Challenge :: Retype nothing but the lines from the start of the material up to and including the line with "let myChart = echarts.init(chartDom);". Pictures don't belong in the copy.

___ Working data

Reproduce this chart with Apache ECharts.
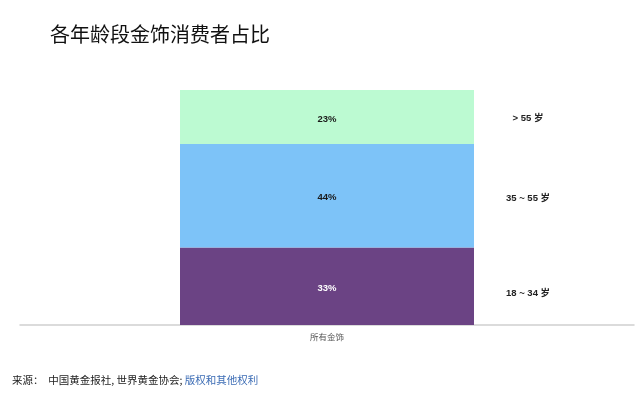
<!DOCTYPE html>
<html>
<head>
<meta charset="utf-8">
<script src="https://cdn.jsdelivr.net/npm/echarts@6/dist/echarts.min.js"></script>
<style>
html, body { margin: 0; padding: 0; background: #fff; }
#main { width: 640px; height: 409px; }
</style>
</head>
<body>
<div id="main"></div>
<script>
let chartDom = document.getElementById('main');
let myChart = echarts.init(chartDom);

// data
let categories = ['所有金饰'];
let groups = ['18 ~ 34 岁', '35 ~ 55 岁', '> 55 岁'];
let shares = [33, 44, 23];
let colors = ['#6b4384', '#7dc3f8', '#bcfad2'];
let textColors = ['#ffffff', '#1a1a1a', '#1a1a1a'];
let sideOffsetY = [7, 3, 1];

let font = '"Liberation Sans", "Noto Sans CJK SC", sans-serif';

let series = [];
let base = 0;
for (let i = 0; i < groups.length; i++) {
	let mid = base + shares[i] / 2;
	base += shares[i];
	series.push({
		name: groups[i],
		type: 'bar',
		stack: 'all',
		barWidth: 294,
		data: [shares[i]],
		itemStyle: { color: colors[i] },
		label: {
			show: true,
			position: 'inside',
			offset: [0, 2],
			formatter: '{c}%',
			color: textColors[i],
			fontSize: 9.5,
			fontWeight: 'bold',
			fontFamily: font
		},
		markPoint: {
			symbol: 'rect',
			symbolSize: 1,
			itemStyle: { color: 'rgba(0,0,0,0)' },
			data: [{ coord: [categories[0], mid], value: groups[i] }],
			label: {
				show: true,
				position: 'inside',
				offset: [201, sideOffsetY[i]],
				formatter: groups[i],
				color: '#222',
				fontSize: 9.5,
				fontWeight: 'bold',
				fontFamily: font
			}
		}
	});
}

let option = {
	animation: false,
	title: [{
		text: '各年龄段金饰消费者占比',
		left: 45,
		top: 19,
		textStyle: {
			fontSize: 20,
			fontWeight: 'normal',
			color: '#111',
			fontFamily: '"Noto Sans CJK SC", sans-serif'
		}
	}, {
		text: '{a|来源：  中国黄金报社, 世界黄金协会; }{b|版权和其他权利}',
		left: 7,
		top: 370,
		textStyle: {
			fontWeight: 'normal',
			rich: {
				a: { fontSize: 10.5, fontWeight: 'normal', color: '#222', fontFamily: '"Noto Sans CJK SC", sans-serif' },
				b: { fontSize: 10.5, fontWeight: 'normal', color: '#3d6db5', fontFamily: '"Noto Sans CJK SC", sans-serif' }
			}
		}
	}],
	grid: {
		left: 20,
		right: 6,
		top: 90,
		bottom: 84,
		containLabel: false
	},
	xAxis: {
		type: 'category',
		data: categories,
		axisLine: { lineStyle: { color: '#d0d0d0', width: 1.5 } },
		axisTick: { show: false },
		axisLabel: {
			color: '#555',
			fontSize: 8.5,
			margin: 8,
			fontFamily: '"Noto Sans CJK SC", sans-serif'
		}
	},
	yAxis: {
		type: 'value',
		min: 0,
		max: 100,
		show: false
	},
	series: series
};

myChart.setOption(option);
</script>
</body>
</html>
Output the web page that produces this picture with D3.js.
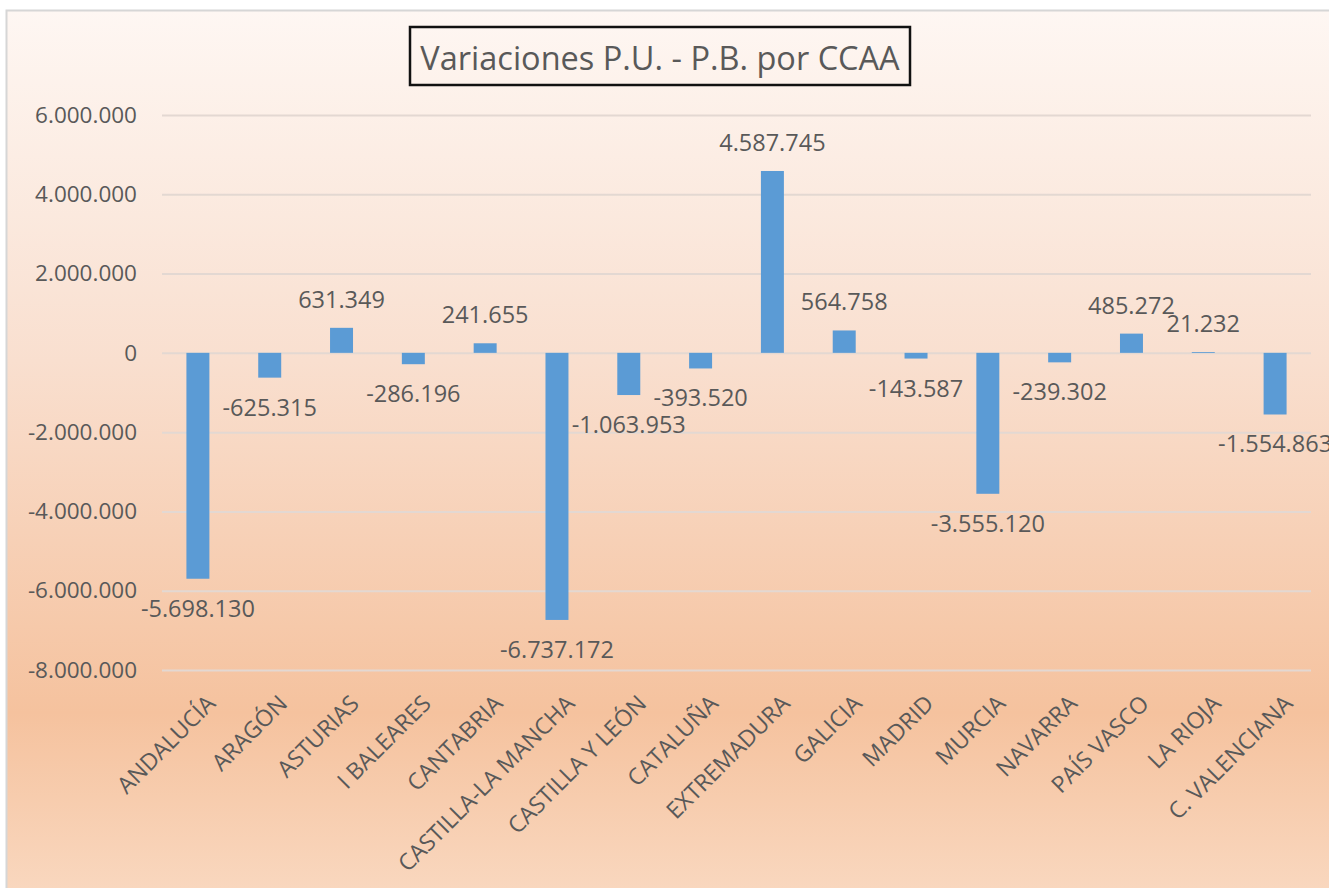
<!DOCTYPE html>
<html>
<head>
<meta charset="utf-8">
<script src="https://cdn.jsdelivr.net/npm/d3@7"></script>
<style>
    html, body { margin: 0; padding: 0; background: #fff; overflow: hidden; }
    svg { display: block; font-family: "Open Sans", "Noto Sans", sans-serif; }
</style>
</head>
<body>
<div id="chart"></div>
<script>
const title = "Variaciones P.U. - P.B. por CCAA";

const regions = [
    "ANDALUCÍA", "ARAGÓN", "ASTURIAS", "I BALEARES", "CANTABRIA",
    "CASTILLA-LA MANCHA", "CASTILLA Y LEÓN", "CATALUÑA", "EXTREMADURA", "GALICIA",
    "MADRID", "MURCIA", "NAVARRA", "PAÍS VASCO", "LA RIOJA", "C. VALENCIANA"
];

const variations = [
    -5698130, -625315, 631349, -286196, 241655,
    -6737172, -1063953, -393520, 4587745, 564758,
    -143587, -3555120, -239302, 485272, 21232, -1554863
];

const yTicks = [6000000, 4000000, 2000000, 0, -2000000, -4000000, -6000000, -8000000];

class VariationChart {
    constructor(container) {
        this.container = container;
        this.init();
    }

    init() {
        this.width = 1329;
        this.height = 888;
        // plot area (gridline extents)
        this.plot = { left: 162, right: 1311, top: 115, bottom: 670 };

        // Spanish number format: 1.234.567
        this.fmt = d3.formatLocale({
            decimal: ",", thousands: ".", grouping: [3], currency: ["", " €"], minus: "-"
        }).format(",d");

        this.createSvg();
        this.createScales();
        this.render();
    }

    createSvg() {
        this.svg = d3.select(this.container)
            .append("svg")
            .attr("width", this.width)
            .attr("height", this.height);

        const grad = this.svg.append("defs")
            .append("linearGradient")
            .attr("id", "bg")
            .attr("gradientUnits", "userSpaceOnUse")
            .attr("x1", 0).attr("y1", 10)
            .attr("x2", 0).attr("y2", 888);
        grad.append("stop").attr("offset", "0").attr("stop-color", "#fef7f3");
        grad.append("stop").attr("offset", "0.4").attr("stop-color", "#f9dfcf");
        grad.append("stop").attr("offset", "0.8").attr("stop-color", "#f5c29e");
        grad.append("stop").attr("offset", "1").attr("stop-color", "#f9d7be");

        // chart frame, cut off on the right and bottom like the reference
        this.svg.append("rect")
            .attr("x", 6.5).attr("y", 10.5)
            .attr("width", 1340).attr("height", 900)
            .attr("fill", "url(#bg)")
            .attr("stroke", "#d6d6d6")
            .attr("stroke-width", 2);
    }

    createScales() {
        this.xScale = d3.scaleBand()
            .domain(regions)
            .range([this.plot.left, this.plot.right])
            .paddingInner(0.68)
            .paddingOuter(0.34);

        this.yScale = d3.scaleLinear()
            .domain([-8000000, 6000000])
            .range([this.plot.bottom, this.plot.top]);
    }

    render() {
        const x = this.xScale, y = this.yScale, fmt = this.fmt;
        const data = regions.map((r, i) => ({ region: r, value: variations[i] }));

        // title box
        this.svg.append("rect")
            .attr("x", 410).attr("y", 27)
            .attr("width", 500).attr("height", 58)
            .attr("fill", "none")
            .attr("stroke", "#111")
            .attr("stroke-width", 2.5);
        this.svg.append("text")
            .attr("x", 660).attr("y", 70)
            .attr("text-anchor", "middle")
            .attr("font-size", 32.5)
            .attr("fill", "#595959")
            .text(title);

        // gridlines + y labels
        const yAxis = this.svg.append("g")
            .attr("transform", `translate(${this.plot.left},0)`)
            .call(d3.axisLeft(y)
                .tickValues(yTicks)
                .tickSize(-(this.plot.right - this.plot.left))
                .tickPadding(25)
                .tickFormat(fmt));
        yAxis.select(".domain").remove();
        yAxis.selectAll(".tick line")
            .attr("stroke", "#e3d8d2")
            .attr("stroke-width", 2);
        yAxis.selectAll(".tick text")
            .attr("font-size", 22.5)
            .attr("font-family", "Open Sans, sans-serif")
            .attr("fill", "#595959");

        // bars
        this.svg.append("g")
            .selectAll("rect")
            .data(data)
            .enter()
            .append("rect")
            .attr("x", d => x(d.region))
            .attr("width", x.bandwidth())
            .attr("y", d => y(Math.max(0, d.value)))
            .attr("height", d => Math.abs(y(d.value) - y(0)))
            .attr("fill", "#5b9bd5");

        // data labels
        this.svg.append("g")
            .selectAll("text")
            .data(data)
            .enter()
            .append("text")
            .attr("x", d => x(d.region) + x.bandwidth() / 2)
            .attr("y", d => d.value >= 0 ? y(d.value) - 20 : y(d.value) + 38)
            .attr("text-anchor", "middle")
            .attr("font-size", 23.5)
            .attr("fill", "#595959")
            .text(d => fmt(d.value));

        // category labels, rotated
        this.svg.append("g")
            .selectAll("text")
            .data(regions)
            .enter()
            .append("text")
            .attr("transform", d => `translate(${x(d) + x.bandwidth() / 2 + 19},705) rotate(-45)`)
            .attr("text-anchor", "end")
            .attr("font-size", 23)
            .attr("fill", "#595959")
            .text(d => d);
    }
}

new VariationChart("#chart");
</script>
</body>
</html>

______

Solution to this task ::
Reproduce this chart with Apache ECharts.
<!DOCTYPE html>
<html>
<head>
<meta charset="utf-8">
<script src="https://cdn.jsdelivr.net/npm/echarts@6/dist/echarts.min.js"></script>
<style>
html, body { margin: 0; padding: 0; background: #fff; }
#main { width: 640px; height: 409px; }
</style>
</head>
<body>
<div id="main"></div>
<script>
let chartDom = document.getElementById('main');
let myChart = echarts.init(chartDom);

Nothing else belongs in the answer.